In the old days, “wrong” sex came in many, many different forms. Of course there was rape, and there was sexual assault, as there is now. Sometimes there were different names, but these ideas were still “wrongs.” But in addition to our current major categories of sexual crimes, there was also adultery, fornication, bigamy, sodomy, bestiality, cohabitation, solicitation, prostitution, seduction, polygamy, incest, obscenity, indecency, and other forms of sexual and moral regulation.
The Norm of Marriage Independent of Law
These were not just civil laws; they were social norms. It was inherently known in the culture that these acts involving and surrounding sex were wrong. They were wrong because there was an understood standard of good and bad behavior built around the thing that made sex permissible: marriage.
Absent the marriage, there was no permissible sex. Sure it happened, possibly even as much as today for certain time-periods, but it was not deemed “acceptable.” The thing that moved sex from unacceptable to acceptable was not, as it is today, “consent” standing by itself with a few extraneous modifiers. Instead, concepts of duty, loyalty, self-control, and self-restraint, and family were intimately involved. In short, instead of “consent” of individuals alone, the guard against immoral incidents of sex was a highly public, socially open, legally recorded, and intimately involved process: a wedding. And even with a wedding, the concept of “sodomy” still put moral lines on acceptable and unacceptable sex. Sure, consent is part of the picture, but it isn’t the whole picture. That’s why it was possible, under this more nuanced system, to have a drunken and violent sexual encounter be shown as downright romantic if it was within the bounds of a married relationship and in a certain context. Even if the rules were clear, sexual relations were still viewed as what they were: complicated.
In fact, the overarching structure that surrounds sex with marriage can be seen by observing that it was not so much of a “scandal” if a young unmarried woman slept with a man. Sure it was a scandal, but it was also a crime: fornication. The scandal absent the crime was merely getting married without the surrounding societal structure: elopement.

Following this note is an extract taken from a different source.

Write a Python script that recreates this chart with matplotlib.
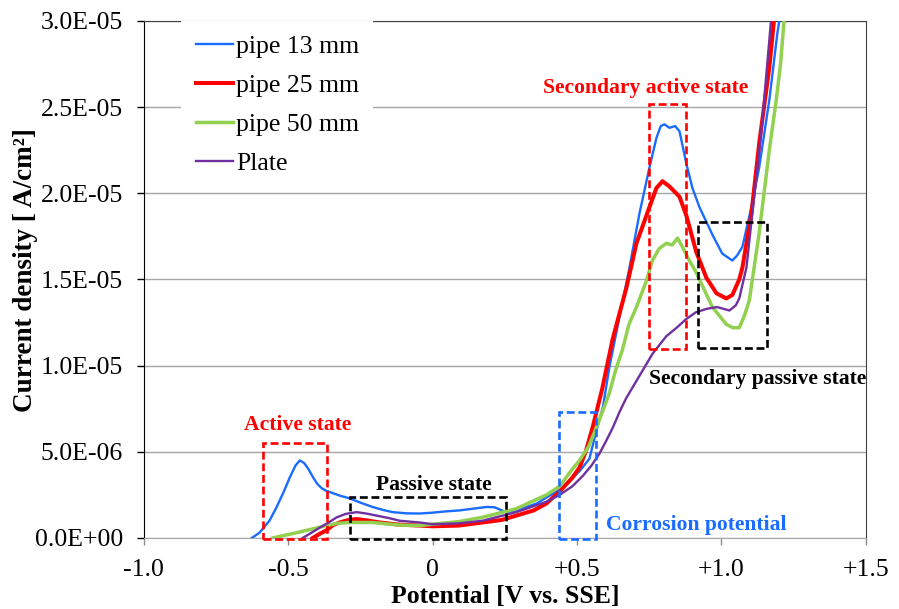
import matplotlib
matplotlib.use("Agg")
import matplotlib.pyplot as plt
import numpy as np
from matplotlib.patches import Rectangle
from matplotlib.ticker import FixedLocator, FuncFormatter

plt.rcParams["font.family"] = ["Liberation Serif", "DejaVu Serif"]

# potential [V vs. SSE] and current density [uA/cm2]
v_13 = [-0.626, -0.60, -0.565, -0.54, -0.515, -0.495, -0.475, -0.46, -0.445, -0.43,
        -0.415, -0.40, -0.385, -0.37, -0.345, -0.32, -0.287, -0.25, -0.208, -0.17,
        -0.138, -0.09, -0.045, 0.0, 0.05, 0.093, 0.14, 0.187, 0.215, 0.24,
        0.256, 0.29, 0.325, 0.36, 0.394, 0.42, 0.445, 0.475, 0.51, 0.543,
        0.567, 0.59, 0.612, 0.647, 0.682, 0.716, 0.751, 0.775, 0.79, 0.803,
        0.82, 0.84, 0.855, 0.879, 0.90, 0.924, 0.969, 1.003, 1.038, 1.055,
        1.073, 1.104, 1.131, 1.166, 1.194, 1.21]
i_13 = [0.0, 0.3, 1.0, 1.8, 2.7, 3.5, 4.2, 4.5, 4.35, 4.0,
        3.55, 3.15, 2.9, 2.75, 2.6, 2.45, 2.3, 2.05, 1.8, 1.62,
        1.5, 1.43, 1.42, 1.47, 1.55, 1.6, 1.7, 1.8, 1.78, 1.6,
        1.5, 1.6, 1.8, 2.0, 2.35, 2.6, 2.85, 3.3, 3.9, 4.6,
        6.2, 7.6, 9.9, 12.8, 15.7, 18.8, 21.5, 23.2, 23.9, 24.0,
        23.8, 23.9, 23.6, 21.7, 20.3, 19.2, 17.6, 16.5, 16.1, 16.4,
        16.9, 19.2, 21.5, 25.4, 29.3, 31.0]

v_25 = [-0.415, -0.39, -0.367, -0.345, -0.322, -0.29, -0.263, -0.22, -0.183, -0.12,
        -0.045, 0.0, 0.09, 0.173, 0.24, 0.29, 0.35, 0.394, 0.44, 0.484,
        0.509, 0.53, 0.554, 0.588, 0.623, 0.65, 0.671, 0.706, 0.751, 0.775,
        0.796, 0.82, 0.855, 0.879, 0.913, 0.948, 0.983, 1.017, 1.038, 1.062,
        1.073, 1.104, 1.131, 1.166, 1.185]
i_25 = [0.0, 0.25, 0.45, 0.75, 0.9, 1.05, 1.1, 1.0, 0.9, 0.78,
        0.72, 0.68, 0.72, 0.9, 1.05, 1.3, 1.6, 2.0, 2.7, 3.5,
        4.1, 5.0, 6.4, 8.7, 11.5, 13.2, 14.5, 17.1, 19.2, 20.3,
        20.7, 20.4, 19.8, 18.7, 16.6, 15.1, 14.2, 13.9, 14.1, 15.0,
        15.7, 18.8, 22.9, 27.3, 30.5]

v_50 = [-0.554, -0.5, -0.46, -0.41, -0.367, -0.33, -0.287, -0.208, -0.114, -0.045,
        0.0, 0.09, 0.173, 0.29, 0.394, 0.44, 0.484, 0.509, 0.54, 0.567,
        0.59, 0.612, 0.635, 0.657, 0.68, 0.706, 0.74, 0.761, 0.785, 0.81,
        0.83, 0.848, 0.865, 0.889, 0.913, 0.924, 0.969, 1.017, 1.04, 1.062,
        1.08, 1.097, 1.131, 1.166, 1.19, 1.205, 1.218]
i_50 = [0.0, 0.2, 0.35, 0.55, 0.72, 0.85, 0.9, 0.9, 0.75, 0.72,
        0.8, 0.95, 1.2, 1.7, 2.5, 3.0, 4.0, 4.5, 5.3, 6.4,
        7.4, 8.4, 9.8, 10.9, 12.4, 13.4, 14.9, 16.1, 16.8, 17.1,
        17.0, 17.4, 16.9, 16.1, 15.4, 15.0, 13.4, 12.4, 12.2, 12.2,
        12.9, 13.8, 17.7, 22.5, 25.4, 27.5, 30.2]

v_plate = [-0.45, -0.42, -0.391, -0.36, -0.332, -0.30, -0.263, -0.23, -0.194, -0.15,
           -0.114, -0.045, 0.0, 0.09, 0.173, 0.29, 0.394, 0.44, 0.484, 0.52,
           0.55, 0.578, 0.60, 0.624, 0.647, 0.67, 0.716, 0.762, 0.809, 0.845,
           0.878, 0.912, 0.95, 0.985, 1.028, 1.05, 1.062, 1.087, 1.107, 1.138,
           1.173]
i_plate = [0.0, 0.3, 0.6, 0.9, 1.2, 1.4, 1.5, 1.42, 1.3, 1.15,
           1.0, 0.9, 0.8, 0.85, 1.0, 1.5, 2.1, 2.5, 3.0, 3.6,
           4.2, 4.9, 5.6, 6.4, 7.3, 8.1, 9.4, 10.7, 11.7, 12.2,
           12.7, 13.1, 13.3, 13.4, 13.2, 13.5, 13.9, 15.7, 18.8, 23.5,
           30.2]

series = [
    ("pipe 13 mm", v_13, i_13, "#1a6cff", 1.7),
    ("pipe 25 mm", v_25, i_25, "#ff0000", 2.9),
    ("pipe 50 mm", v_50, i_50, "#92d050", 2.5),
    ("Plate", v_plate, i_plate, "#7030a0", 1.7),
]

x_ticks = [-1.0, -0.5, 0.0, 0.5, 1.0, 1.5]
x_labels = ["-1.0", "-0.5", "0", "+0.5", "+1.0", "+1.5"]
y_ticks = [0.0, 5e-6, 1e-5, 1.5e-5, 2e-5, 2.5e-5, 3e-5]

# (label, x0, x1, y0, y1, colour) in V and A/cm2
boxes = [
    ("Active state", -0.587, -0.364, -0.08e-6, 5.5e-6, "#ff0000"),
    ("Passive state", -0.285, 0.255, -0.08e-6, 2.4e-6, "black"),
    ("Corrosion potential", 0.437, 0.566, -0.08e-6, 7.33e-6, "#1a6cff"),
    ("Secondary active state", 0.751, 0.878, 10.95e-6, 25.2e-6, "#ff0000"),
    ("Secondary passive state", 0.918, 1.158, 11.04e-6, 18.35e-6, "black"),
]

fig = plt.figure(figsize=(8.99, 6.09), dpi=100)
ax = fig.add_axes([0.160, 0.1166, 0.803, 0.849])

for label, v, i, color, lw in series:
    ax.plot(v, np.array(i) * 1e-6, color=color, lw=lw, label=label, zorder=3)

for _, x0, x1, y0, y1, color in boxes:
    ax.add_patch(Rectangle((x0, y0), x1 - x0, y1 - y0, fill=False, ec=color,
                           lw=1.9, ls=(0, (3, 1.4)), clip_on=False, zorder=4))

bold = dict(fontsize=15.6, fontweight="bold")
ax.text(-0.469, 6.55e-6, "Active state", color="#ff0000", ha="center", va="center", **bold)
ax.text(0.005, 3.05e-6, "Passive state", color="black", ha="center", va="center", **bold)
ax.text(0.601, 0.73e-6, "Corrosion potential", color="#1a6cff", ha="left", va="center", **bold)
t = ax.text(0.381, 26.1e-6, "Secondary active state", color="#ff0000", ha="left", va="center", **bold)
t.set_clip_path(Rectangle((-1.0, 0.0), 2.085, 3e-5, transform=ax.transData))
ax.text(0.751, 9.23e-6, "Secondary passive state", color="black", ha="left", va="center",
        clip_on=True, **bold)

ax.set_xlim(-1.0, 1.5)
ax.set_ylim(0, 3e-5)
ax.xaxis.set_major_locator(FixedLocator(x_ticks))
ax.set_xticklabels(x_labels)
ax.yaxis.set_major_locator(FixedLocator(y_ticks))
ax.yaxis.set_major_formatter(FuncFormatter(lambda y, _: f"{y:.1E}"))
ax.tick_params(axis="both", labelsize=18.5, direction="out", length=5, width=1)
ax.tick_params(axis="x", colors="#8c8c8c", labelcolor="black", pad=10)
ax.tick_params(axis="y", pad=10)

ax.grid(axis="y", color="#a6a6a6", lw=1.0)
ax.set_axisbelow(True)
ax.spines["bottom"].set_color("#a6a6a6")
ax.spines["top"].set_color("#404040")
ax.spines["right"].set_color("#404040")
ax.spines["left"].set_color("black")

ax.set_xlabel("Potential [V vs. SSE]", fontsize=18.5, fontweight="bold", labelpad=3)
ax.set_ylabel("Current density [ A/cm²]", fontsize=19.5, fontweight="bold")
ax.yaxis.set_label_coords(-0.147, 0.518)

leg = ax.legend(loc="upper left", bbox_to_anchor=(0.052, 1.0), borderaxespad=0.0,
                fontsize=18.5, frameon=True, fancybox=False, edgecolor="none",
                facecolor="white", framealpha=1.0, handlelength=1.45,
                handletextpad=0.12, labelspacing=0.62, borderpad=0.55)

fig.savefig("out.png", dpi=100)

This order about sex revolving around “marriage” was simply something that was inherently known. While these acts of immoral or illegal sex were often committed (at least some of them). These sexual wrongs came in degrees. The crimes had a wide range of enforcement priority. And universally, sexual “permission” came with a single event: marriage. The enforced lines about who it was permissible to have sex with were the same ones about who it was permissible to marry.
And “inherently known” is no exaggeration. Check your Bible and look for where it says that it is wrong to have sex before marriage. Surprise: it’s not there. All you have is the condemnation against “sexual immorality,” which in the King James Version of 1611, translates into “fornication,” along with other words like “prostituting.” But there is simply no biblical definition of the phrase “sexual immorality.” The reason it’s not spelled out is that it is assumed to be inherently known, and not just in cultures that are Christian.

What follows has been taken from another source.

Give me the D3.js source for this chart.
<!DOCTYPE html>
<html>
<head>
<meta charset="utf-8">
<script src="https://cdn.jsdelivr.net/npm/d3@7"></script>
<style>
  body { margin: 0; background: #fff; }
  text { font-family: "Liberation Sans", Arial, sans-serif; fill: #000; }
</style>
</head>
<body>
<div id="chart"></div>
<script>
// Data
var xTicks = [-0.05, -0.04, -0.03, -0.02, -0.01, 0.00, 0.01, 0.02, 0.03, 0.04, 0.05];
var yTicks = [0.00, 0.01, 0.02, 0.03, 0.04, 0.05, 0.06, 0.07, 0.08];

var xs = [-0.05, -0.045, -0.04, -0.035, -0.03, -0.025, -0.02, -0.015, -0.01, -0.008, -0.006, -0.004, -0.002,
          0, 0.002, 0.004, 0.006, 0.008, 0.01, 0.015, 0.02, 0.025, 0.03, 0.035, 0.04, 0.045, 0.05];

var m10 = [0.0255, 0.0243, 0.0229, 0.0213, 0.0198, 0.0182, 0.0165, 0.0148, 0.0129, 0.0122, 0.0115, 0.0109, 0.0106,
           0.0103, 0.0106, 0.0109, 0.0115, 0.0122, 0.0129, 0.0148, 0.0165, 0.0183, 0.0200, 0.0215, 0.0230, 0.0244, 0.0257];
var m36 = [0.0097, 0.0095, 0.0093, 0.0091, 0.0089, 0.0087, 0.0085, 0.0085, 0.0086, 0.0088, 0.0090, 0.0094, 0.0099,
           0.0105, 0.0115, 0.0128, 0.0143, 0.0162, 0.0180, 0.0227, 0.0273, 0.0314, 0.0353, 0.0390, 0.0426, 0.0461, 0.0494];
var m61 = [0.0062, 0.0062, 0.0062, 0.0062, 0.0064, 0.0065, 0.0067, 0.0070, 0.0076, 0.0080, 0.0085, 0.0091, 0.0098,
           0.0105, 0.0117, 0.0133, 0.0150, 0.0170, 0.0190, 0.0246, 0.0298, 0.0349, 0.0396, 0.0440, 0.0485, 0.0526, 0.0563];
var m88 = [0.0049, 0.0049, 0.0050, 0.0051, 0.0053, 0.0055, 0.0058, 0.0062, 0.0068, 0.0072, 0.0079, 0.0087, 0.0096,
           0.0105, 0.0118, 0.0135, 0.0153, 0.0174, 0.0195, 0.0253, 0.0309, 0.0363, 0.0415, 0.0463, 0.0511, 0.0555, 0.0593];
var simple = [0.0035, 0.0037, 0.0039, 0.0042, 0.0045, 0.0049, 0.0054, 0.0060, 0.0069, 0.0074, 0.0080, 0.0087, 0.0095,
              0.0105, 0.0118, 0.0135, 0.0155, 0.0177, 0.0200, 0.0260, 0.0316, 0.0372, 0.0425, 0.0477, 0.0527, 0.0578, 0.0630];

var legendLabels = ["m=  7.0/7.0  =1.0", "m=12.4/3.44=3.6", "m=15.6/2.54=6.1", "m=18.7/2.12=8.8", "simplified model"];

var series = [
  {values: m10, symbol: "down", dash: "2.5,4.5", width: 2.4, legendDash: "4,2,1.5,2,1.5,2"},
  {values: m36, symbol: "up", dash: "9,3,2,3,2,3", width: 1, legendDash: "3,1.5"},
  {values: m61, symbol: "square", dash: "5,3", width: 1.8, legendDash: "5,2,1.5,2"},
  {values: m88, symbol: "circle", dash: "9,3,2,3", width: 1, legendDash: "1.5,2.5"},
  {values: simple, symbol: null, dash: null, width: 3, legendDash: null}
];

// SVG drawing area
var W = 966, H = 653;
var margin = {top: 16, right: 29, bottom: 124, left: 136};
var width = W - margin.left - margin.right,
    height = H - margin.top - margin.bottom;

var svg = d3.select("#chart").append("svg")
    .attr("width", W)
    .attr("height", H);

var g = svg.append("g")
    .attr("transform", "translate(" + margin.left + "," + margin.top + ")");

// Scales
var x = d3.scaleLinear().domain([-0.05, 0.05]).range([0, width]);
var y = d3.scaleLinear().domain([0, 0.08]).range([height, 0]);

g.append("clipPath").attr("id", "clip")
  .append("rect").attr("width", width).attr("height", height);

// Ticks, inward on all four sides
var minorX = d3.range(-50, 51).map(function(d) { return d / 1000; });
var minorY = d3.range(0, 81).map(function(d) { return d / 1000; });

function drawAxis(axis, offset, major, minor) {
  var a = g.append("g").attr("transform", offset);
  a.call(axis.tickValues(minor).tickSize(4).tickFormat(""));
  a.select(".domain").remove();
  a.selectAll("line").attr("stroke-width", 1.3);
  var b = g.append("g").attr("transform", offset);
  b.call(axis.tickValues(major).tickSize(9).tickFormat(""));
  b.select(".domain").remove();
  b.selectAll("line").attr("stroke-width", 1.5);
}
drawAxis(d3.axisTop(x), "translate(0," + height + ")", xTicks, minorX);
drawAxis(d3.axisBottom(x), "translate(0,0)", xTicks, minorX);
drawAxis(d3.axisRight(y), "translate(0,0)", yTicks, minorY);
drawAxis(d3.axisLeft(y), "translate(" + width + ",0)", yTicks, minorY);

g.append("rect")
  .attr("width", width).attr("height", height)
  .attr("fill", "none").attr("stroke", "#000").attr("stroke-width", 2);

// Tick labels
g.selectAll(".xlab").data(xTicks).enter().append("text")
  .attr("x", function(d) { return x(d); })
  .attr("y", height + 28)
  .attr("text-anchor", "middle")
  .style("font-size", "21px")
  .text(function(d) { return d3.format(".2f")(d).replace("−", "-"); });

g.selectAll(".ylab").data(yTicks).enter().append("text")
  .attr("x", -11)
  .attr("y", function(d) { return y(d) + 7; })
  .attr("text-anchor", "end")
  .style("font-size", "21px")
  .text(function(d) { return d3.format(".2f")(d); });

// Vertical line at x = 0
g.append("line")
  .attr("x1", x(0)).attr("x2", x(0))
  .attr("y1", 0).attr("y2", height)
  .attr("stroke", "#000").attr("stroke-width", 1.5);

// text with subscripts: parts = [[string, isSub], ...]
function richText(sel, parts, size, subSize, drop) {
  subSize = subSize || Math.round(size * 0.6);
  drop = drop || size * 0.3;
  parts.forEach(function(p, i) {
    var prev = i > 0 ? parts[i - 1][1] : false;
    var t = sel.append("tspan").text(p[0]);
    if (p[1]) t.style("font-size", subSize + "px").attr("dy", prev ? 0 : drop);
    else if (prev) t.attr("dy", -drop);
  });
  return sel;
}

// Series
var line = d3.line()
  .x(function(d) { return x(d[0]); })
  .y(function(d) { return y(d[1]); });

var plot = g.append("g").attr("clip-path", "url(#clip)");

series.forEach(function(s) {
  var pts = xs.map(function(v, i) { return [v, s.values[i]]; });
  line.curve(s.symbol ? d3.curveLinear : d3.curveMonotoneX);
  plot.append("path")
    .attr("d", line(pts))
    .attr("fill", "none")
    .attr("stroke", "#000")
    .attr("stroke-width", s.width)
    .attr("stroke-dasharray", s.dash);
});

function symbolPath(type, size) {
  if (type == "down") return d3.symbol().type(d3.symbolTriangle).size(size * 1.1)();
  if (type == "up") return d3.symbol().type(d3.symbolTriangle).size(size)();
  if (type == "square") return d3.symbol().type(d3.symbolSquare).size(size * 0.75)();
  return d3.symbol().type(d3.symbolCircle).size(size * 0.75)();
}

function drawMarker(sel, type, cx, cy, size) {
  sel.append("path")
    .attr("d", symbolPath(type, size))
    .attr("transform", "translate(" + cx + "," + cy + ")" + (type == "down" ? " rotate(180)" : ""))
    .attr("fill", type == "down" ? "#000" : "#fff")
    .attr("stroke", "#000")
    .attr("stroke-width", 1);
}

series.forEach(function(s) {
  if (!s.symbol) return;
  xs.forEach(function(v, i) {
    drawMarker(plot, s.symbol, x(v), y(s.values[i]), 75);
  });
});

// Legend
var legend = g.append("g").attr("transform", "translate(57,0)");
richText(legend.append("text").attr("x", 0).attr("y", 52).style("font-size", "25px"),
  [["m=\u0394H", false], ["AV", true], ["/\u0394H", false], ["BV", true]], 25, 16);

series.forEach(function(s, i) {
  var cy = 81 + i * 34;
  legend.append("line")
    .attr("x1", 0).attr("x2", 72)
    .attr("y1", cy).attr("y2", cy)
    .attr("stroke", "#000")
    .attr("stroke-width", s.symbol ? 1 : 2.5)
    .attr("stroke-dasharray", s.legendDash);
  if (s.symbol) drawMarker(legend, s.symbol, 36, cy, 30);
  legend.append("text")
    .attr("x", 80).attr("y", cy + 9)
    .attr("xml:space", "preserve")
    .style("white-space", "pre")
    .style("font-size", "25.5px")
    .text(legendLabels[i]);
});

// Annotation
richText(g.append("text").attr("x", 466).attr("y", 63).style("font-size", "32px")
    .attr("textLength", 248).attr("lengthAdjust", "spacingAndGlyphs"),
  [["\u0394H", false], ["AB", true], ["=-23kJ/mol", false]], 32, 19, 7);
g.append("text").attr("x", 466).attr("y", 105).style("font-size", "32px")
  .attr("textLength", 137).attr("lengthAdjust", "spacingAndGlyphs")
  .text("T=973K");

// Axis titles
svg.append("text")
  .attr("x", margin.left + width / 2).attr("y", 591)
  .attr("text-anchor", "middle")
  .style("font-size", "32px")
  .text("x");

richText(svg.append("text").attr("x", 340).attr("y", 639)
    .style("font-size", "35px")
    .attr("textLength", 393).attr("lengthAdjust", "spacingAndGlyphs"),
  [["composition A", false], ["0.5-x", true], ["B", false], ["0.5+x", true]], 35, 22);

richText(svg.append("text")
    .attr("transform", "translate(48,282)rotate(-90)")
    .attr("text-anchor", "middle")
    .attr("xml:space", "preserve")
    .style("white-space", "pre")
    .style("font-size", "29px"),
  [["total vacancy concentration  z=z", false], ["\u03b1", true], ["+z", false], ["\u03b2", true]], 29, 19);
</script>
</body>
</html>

Somewhat Different Cultures, Somewhat Different Rules
Absent marriage (and even within it) there were many gradations of sexual wrongness in the past involving sex, because there were many things needed to make sex “okay.” For example, how can someone today defend the old practice of arranging marriages or betrothing daughters? Well, think about it. Marriage and sex was more than just romantic desire until very recently. It was about your future; it was about the next generation; it was about status; and sometimes, it was about self-preservation.
Our society is different today, so it should not shock us that certain practices like finding spouses are also different. The idea of an arranged marriage or betrothal might seem absurd or unjust, but separate the bad it could be from the entire spectrum of what it was. In an era when police were the exception and not the norm, when machines were scarce and livable wages required physical labor; in a time without cars, planes, trains, dating apps, photographs, welfare, birth control, food stamps, or subsidized housing; when famine, roving armies, or plague could overcome even the most staunch societal institutions . . . is it really fair to broadly criticize a system of parents taking “who will she marry” into their own hands? Is it better to heavily influence a son or daughter’s choice, based on family reputation and tangible assets, and roll the dice on letting love work itself out? Or is it better to adopt today’s practice of letting adolescents decide who they will marry, and roll the dice on finances, social stability, and survival? It’s fine to judge past eras, but don’t be stupid about it.
The “Honor” of Women
It might also be worth commenting on this idea of social norms and laws which were put in place to “protect women’s honor.” Why would we have some crime on the books for “seduction” of women by men? Where is the equality of the sexes? Why were there laws that ‘keep women in line‘ and treat them as babies? Well, I’m glad you asked.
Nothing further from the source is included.